Friday, March 10, 2006

Baigent & Leigh vs Random House

You may have heard that Michael Baigent and Richard Leigh, two of the writers of The Holy Blood and the Holy Grail, are taking to court Random House, publishers of Dan Brown's The Da Vinci Code (and, incidentally, their own publishers), for alleged breach of copyright in Brown's work. As Ian Hislop said of the Mohamed al-Fayed vs. Neil Hamilton libel action, one rather wishes they could both lose.

I don't intend reading Brown's novel. By all accounts, it's not very well written. I'm disappointed that so many people seem to be taking it as historical fact, but not exactly surprised.

Baigent and Leigh's case, however, seems totally specious. One can protect the actual text of a piece of historical scholarship. One can, up to a point, protect the argument. If I were to write an article with new analyses and conclusions, and someone then wrote an article that followed the same train of thought, but used different words, that might be a breach of copyright.

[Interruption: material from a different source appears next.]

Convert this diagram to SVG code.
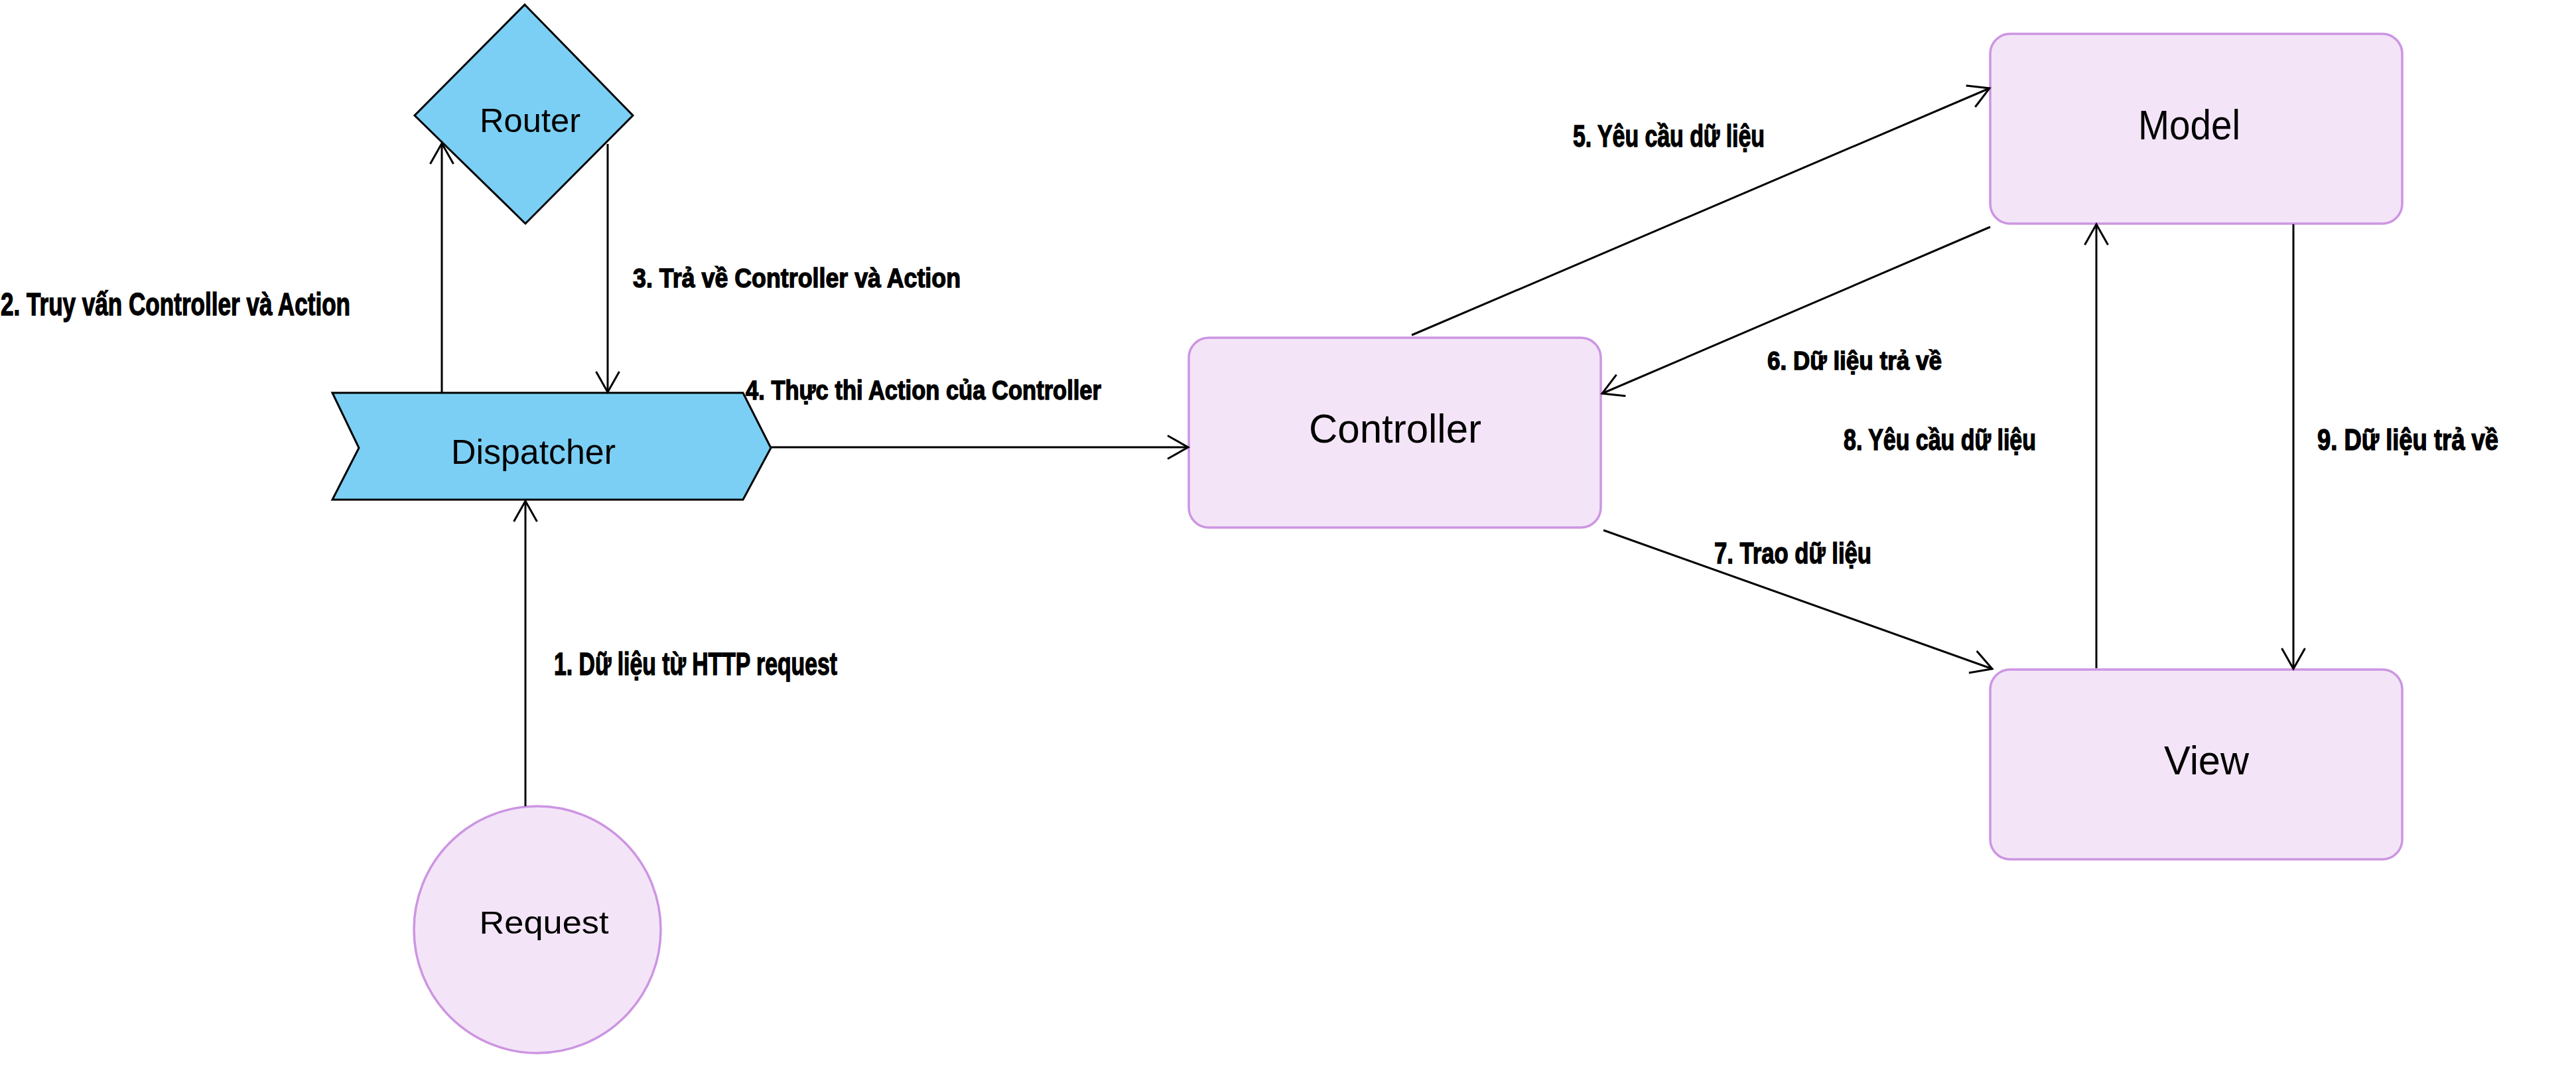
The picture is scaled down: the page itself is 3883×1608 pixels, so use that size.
<svg xmlns="http://www.w3.org/2000/svg" width="3883" height="1608" viewBox="0 0 3883 1608">
<style>
.blue{fill:#7BCFF4;stroke:#000;stroke-width:3}
.purple{fill:#F3E5F7;stroke:#CD95E2;stroke-width:3.5}
.node{font-family:"Liberation Sans",Arial,sans-serif;fill:#000;text-anchor:middle}
.lbl{font-family:"Liberation Sans","DejaVu Sans",sans-serif;font-weight:bold;fill:#000;stroke:#000;stroke-width:1.4}
.conn{stroke:#000;stroke-width:3;fill:none;marker-end:url(#arr)}
</style>
<defs>
<marker id="arr" markerUnits="userSpaceOnUse" viewBox="-36 -22 40 44" markerWidth="40" markerHeight="44" refX="0" refY="0" orient="auto">
<path d="M-31,-17.5 L0,0 L-31,17.5" fill="none" stroke="#000" stroke-width="3"/>
</marker>
</defs>
<rect width="3883" height="1608" fill="#fff"/>
<g id="router">
<polygon class="blue" points="791,7 954,174 792,337 625,174"/>
<text class="node" x="799" y="199" font-size="50" textLength="152" lengthAdjust="spacingAndGlyphs">Router</text>
</g>
<g id="dispatcher">
<polygon class="blue" points="501,592 1120,592 1162,675 1120,753 501,753 541,675"/>
<text class="node" x="804" y="699" font-size="51" textLength="248" lengthAdjust="spacingAndGlyphs">Dispatcher</text>
</g>
<g id="controller">
<rect class="purple" x="1792" y="509" width="621" height="286" rx="30" ry="30"/>
<text class="node" x="2103" y="667" font-size="62" textLength="260" lengthAdjust="spacingAndGlyphs">Controller</text>
</g>
<g id="model">
<rect class="purple" x="3000" y="51" width="621" height="286" rx="30" ry="30"/>
<text class="node" x="3300" y="210" font-size="63" textLength="154" lengthAdjust="spacingAndGlyphs">Model</text>
</g>
<g id="view">
<rect class="purple" x="3000" y="1009" width="621" height="286" rx="30" ry="30"/>
<text class="node" x="3326" y="1167" font-size="62" textLength="128" lengthAdjust="spacingAndGlyphs">View</text>
</g>
<g id="request">
<circle class="purple" cx="810" cy="1401" r="186"/>
<text class="node" x="820" y="1407" font-size="49" textLength="195" lengthAdjust="spacingAndGlyphs">Request</text>
</g>
<g id="connectors">
<line class="conn" x1="792" y1="1215" x2="792" y2="755"/>
<line class="conn" x1="666" y1="592" x2="666" y2="216"/>
<line class="conn" x1="916" y1="217" x2="916" y2="591"/>
<line class="conn" x1="1162" y1="674" x2="1791" y2="674"/>
<line class="conn" x1="2128" y1="505" x2="2999" y2="133"/>
<line class="conn" x1="3000" y1="342" x2="2415" y2="593"/>
<line class="conn" x1="2417" y1="799" x2="3003" y2="1008"/>
<line class="conn" x1="3160" y1="1007" x2="3160" y2="338"/>
<line class="conn" x1="3457" y1="338" x2="3457" y2="1008"/>
</g>
<g id="labels">
<text class="lbl" x="835" y="1017" font-size="48" textLength="427" lengthAdjust="spacingAndGlyphs">1. Dữ liệu từ HTTP request</text>
<text class="lbl" x="1" y="475" font-size="48" textLength="527" lengthAdjust="spacingAndGlyphs">2. Truy vấn Controller và Action</text>
<text class="lbl" x="954" y="433" font-size="41" textLength="494" lengthAdjust="spacingAndGlyphs">3. Trả về Controller và Action</text>
<text class="lbl" x="1124" y="602" font-size="40" textLength="536" lengthAdjust="spacingAndGlyphs">4. Thực thi Action của Controller</text>
<text class="lbl" x="2371" y="221" font-size="47" textLength="289" lengthAdjust="spacingAndGlyphs">5. Yêu cầu dữ liệu</text>
<text class="lbl" x="2664" y="557" font-size="39" textLength="263" lengthAdjust="spacingAndGlyphs">6. Dữ liệu trả về</text>
<text class="lbl" x="2584" y="849" font-size="45" textLength="237" lengthAdjust="spacingAndGlyphs">7. Trao dữ liệu</text>
<text class="lbl" x="2779" y="678" font-size="44" textLength="290" lengthAdjust="spacingAndGlyphs">8. Yêu cầu dữ liệu</text>
<text class="lbl" x="3493" y="678" font-size="44" textLength="273" lengthAdjust="spacingAndGlyphs">9. Dữ liệu trả về</text>
</g>
</svg>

What Baigent and Leigh are arguing, however, is that Brown appropriated the 'fruits' of their research. This, it seems to me, is not protected under law, because the fruits of Baigent and Leigh's work is what they claim actually happened, and you can't copyright historical fact. If they admitted that The Holy Blood and the Holy Grail is fiction, they would be on rather firmer grounds as far as the case is concerned - but would shred their general credibility, which is not what they want.

If they win, it will be a major change to UK copyright law, and a disaster for all writers of historical fiction, who potentially could get sued by any non-fiction writer who had published on the same subject. But I don't think they will. This piece from theBookseller.com, better informed on the niceties of copyright law than me, thinks that they're on dubious ground. (And note the explanation of the successful case brought involving James Herbert's The Spear and Trevor Ravenscroft's The Spear of Destiny, which shows that it's not as relevant to the present case as some reports have implied.) Moreover, Baigent is not performing well on the stand under cross-examination from Random House's lawyer John Baldwin. And Mr Justice Peter Smith, who has read both books (which, as a friend with some legal training said "by all accounts will spoil his weekend nicely"), seems pretty clued up.

2 comments:

Carla said...

Depending how the judge awards costs, they could both lose if they both have to pay for their (no doubt very expensive) lawyers. It must be very galling to have someone else pinch your conspiracy theory, warm it up as a thriller and make a fortune out of it, but it does seem dubious grounds for a copyright case.

Gabriele Campbell said...

Hehe, whatever the authors say. Holy Blood, Holy Grail IS fiction. German History Channel shredded it nicely a few weeks ago.

Not to mention most of the theories have been around before, and have been used in novels. Like Foucault's Pendulum or Peter Berling's Grail novels that made the German bestseller list.